Whether you’re an owner occupier or an investor, you’ll no doubt have spent your fair share of time analysing sales trends and attempting to predict that next hot spot to park your hard earned cash.
Some will have greater success than others and one fact that is hard to escape is that most lessons are learned through experience.
So as we look back over another year, what lessons can we learn from the 2017 market?
This question was posed to a number of property commentators on propertyupdate.com.au and here’s what they had to say.
- The only certainty is change. In 2017 we saw changes to depreciation tax deductions, tighter investor lending conditions and first home buyer incentives prompt a rethink of investment strategies for new and seasoned property players.
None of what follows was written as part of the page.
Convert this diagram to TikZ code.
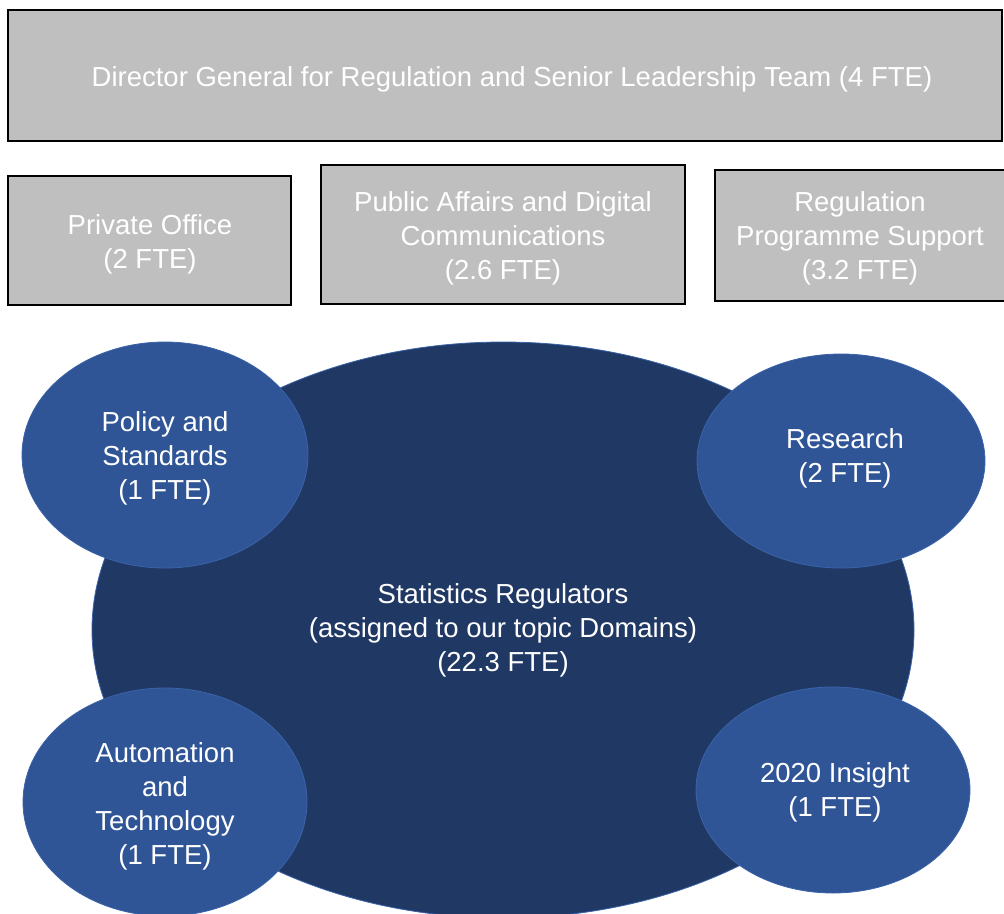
\documentclass[tikz,border=0pt]{standalone}
\usepackage{fontspec}
\setmainfont{Liberation Sans}
\usetikzlibrary{shapes.geometric}
\definecolor{boxgray}{HTML}{BFBFBF}
\definecolor{bigblue}{HTML}{203864}
\definecolor{midblue}{HTML}{2F5597}
\definecolor{edgeblue}{HTML}{3A63A8}
\begin{document}
\begin{tikzpicture}[x=1pt,y=-1pt,
  txt/.style={text=white,align=center,font=\fontsize{27.5}{34}\selectfont},
  graybox/.style={draw=black,line width=2pt,fill=boxgray,inner sep=0pt},
  bigell/.style={ellipse,fill=bigblue,draw=edgeblue,line width=0.8pt,inner sep=0pt,txt},
  smallell/.style={ellipse,fill=midblue,draw=edgeblue,line width=0.8pt,inner sep=0pt,txt}]
\useasboundingbox (0,0) rectangle (1004,913);
\node[graybox,minimum width=994pt,minimum height=131pt] (dg) at (505,75.5) {};
\node[txt] (dgt) at (512,79) {Director General for Regulation and Senior Leadership Team (4 FTE)};
\node[graybox,minimum width=283pt,minimum height=129pt] (po) at (149.5,240.5) {};
\node[txt] (pot) at (150,244) {Private Office\\(2 FTE)};
\node[graybox,minimum width=364pt,minimum height=139pt] (pa) at (503,234.5) {};
\node[txt] (pat) at (503,238) {Public Affairs and Digital\\Communications\\(2.6 FTE)};
\node[graybox,minimum width=300pt,minimum height=131pt] (rps) at (865,235.5) {};
\node[txt] (rpst) at (860,238) {Regulation\\Programme Support\\(3.2 FTE)};
\node[bigell,minimum width=822pt,minimum height=576pt] (sr) at (503,630) {Statistics Regulators\\(assigned to our topic Domains)\\(22.3 FTE)};
\node[smallell,minimum width=286pt,minimum height=226pt] (ps) at (165,455) {};
\node[txt] (pst) at (165,458) {Policy and\\Standards\\(1 FTE)};
\node[smallell,minimum width=288pt,minimum height=214pt] (rs) at (841,461) {};
\node[txt] (rst) at (845,458) {Research\\(2 FTE)};
\node[smallell,minimum width=284pt,minimum height=228pt] (at) at (165,802) {};
\node[txt] (att) at (165,806) {Automation\\and\\Technology\\(1 FTE)};
\node[smallell,minimum width=274pt,minimum height=206pt] (ins) at (833,790) {};
\node[txt] (inst) at (835,792) {2020 Insight\\(1 FTE)};
\end{tikzpicture}
\end{document}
- Now is not a time for hot-spotting. The ‘boring’ decision may be the best in a slower price growth market with slow yet reliable growth promising more in the longer term than gambling on a questionable hot spot.
- Local factors drive property market performance. Despite all Australians enjoying the same low interest rate, property markets across and within capital cities have shown very different growth rates in 2017 so it’s important to research local factors when buying for growth.
- Finance is key. It’s become tougher to get finance as regulators take measures to cool the Sydney and Melbourne property booms. So be clear about what you can borrow and choose the best possible property within your budget so you get long term returns.
- Become a borderless investor. If you do want to invest, don’t confine yourself to your own suburb. Research where growth is forecast and perhaps even manufacture your own growth through renovations or development.